begin
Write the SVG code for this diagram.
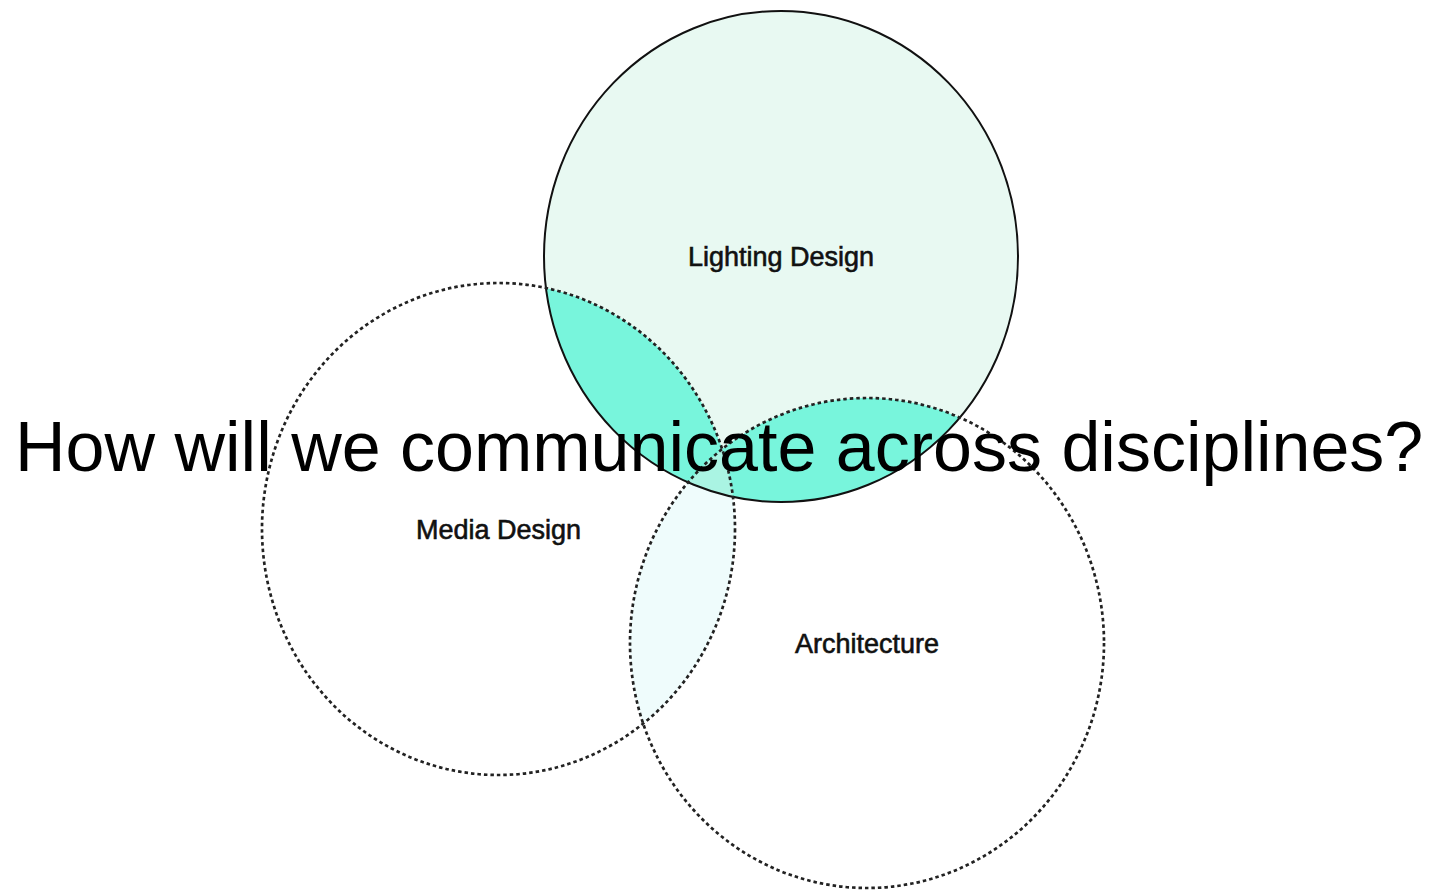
<svg xmlns="http://www.w3.org/2000/svg" width="1438" height="891" viewBox="0 0 1438 891">
<style>
.lbl{font-family:"Liberation Sans",Arial,Helvetica,sans-serif;font-size:27px;fill:#111;stroke:#111;stroke-width:0.6;text-anchor:middle}
.title{font-family:"Liberation Sans",Arial,Helvetica,sans-serif;font-size:70px;fill:#000}
.dash{fill:none;stroke:#222;stroke-width:2.7;stroke-dasharray:3.5 3}
.solid{fill:none;stroke:#111;stroke-width:2}
</style>
<defs>
<ellipse id="eL" cx="781" cy="256.5" rx="237" ry="245.5"/>
<ellipse id="eM" cx="498.5" cy="529" rx="236.5" ry="246"/>
<ellipse id="eA" cx="867" cy="643" rx="237" ry="245"/>
<clipPath id="cL"><use href="#eL"/></clipPath>
<clipPath id="cM"><use href="#eM"/></clipPath>
<clipPath id="cA"><use href="#eA"/></clipPath>
</defs>
<rect width="1438" height="891" fill="#fff"/>
<g id="fills">
<use href="#eL" fill="#e8f9f2"/>
<g clip-path="url(#cM)"><use href="#eA" fill="#effcfc"/></g>
<g clip-path="url(#cL)"><use href="#eM" fill="#78f5dc"/><use href="#eA" fill="#78f5dc"/></g>
<g clip-path="url(#cL)"><g clip-path="url(#cM)"><use href="#eA" fill="#aaf4e3"/></g></g>
</g>
<g id="lighting-design">
<use href="#eL" class="solid"/>
<text class="lbl" x="781" y="266">Lighting Design</text>
</g>
<g id="media-design">
<use href="#eM" class="dash"/>
<text class="lbl" x="498.5" y="539">Media Design</text>
</g>
<g id="architecture">
<use href="#eA" class="dash"/>
<text class="lbl" x="867" y="653">Architecture</text>
</g>
<g id="connectors"></g>
<text class="title" x="15" y="471">How will we communicate across disciplines?</text>
</svg>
end
## Problem requirements
Omit every picture while copying the listing above exactly.

## The response
Write the SVG code for this diagram.
<svg xmlns="http://www.w3.org/2000/svg" width="1438" height="891" viewBox="0 0 1438 891">
<style>
.lbl{font-family:"Liberation Sans",Arial,Helvetica,sans-serif;font-size:27px;fill:#111;stroke:#111;stroke-width:0.6;text-anchor:middle}
.title{font-family:"Liberation Sans",Arial,Helvetica,sans-serif;font-size:70px;fill:#000}
.dash{fill:none;stroke:#222;stroke-width:2.7;stroke-dasharray:3.5 3}
.solid{fill:none;stroke:#111;stroke-width:2}
</style>
<defs>
<ellipse id="eL" cx="781" cy="256.5" rx="237" ry="245.5"/>
<ellipse id="eM" cx="498.5" cy="529" rx="236.5" ry="246"/>
<ellipse id="eA" cx="867" cy="643" rx="237" ry="245"/>
<clipPath id="cL"><use href="#eL"/></clipPath>
<clipPath id="cM"><use href="#eM"/></clipPath>
<clipPath id="cA"><use href="#eA"/></clipPath>
</defs>
<rect width="1438" height="891" fill="#fff"/>
<g id="fills">
<use href="#eL" fill="#e8f9f2"/>
<g clip-path="url(#cM)"><use href="#eA" fill="#effcfc"/></g>
<g clip-path="url(#cL)"><use href="#eM" fill="#78f5dc"/><use href="#eA" fill="#78f5dc"/></g>
<g clip-path="url(#cL)"><g clip-path="url(#cM)"><use href="#eA" fill="#aaf4e3"/></g></g>
</g>
<g id="lighting-design">
<use href="#eL" class="solid"/>
<text class="lbl" x="781" y="266">Lighting Design</text>
</g>
<g id="media-design">
<use href="#eM" class="dash"/>
<text class="lbl" x="498.5" y="539">Media Design</text>
</g>
<g id="architecture">
<use href="#eA" class="dash"/>
<text class="lbl" x="867" y="653">Architecture</text>
</g>
<g id="connectors"></g>
<text class="title" x="15" y="471">How will we communicate across disciplines?</text>
</svg>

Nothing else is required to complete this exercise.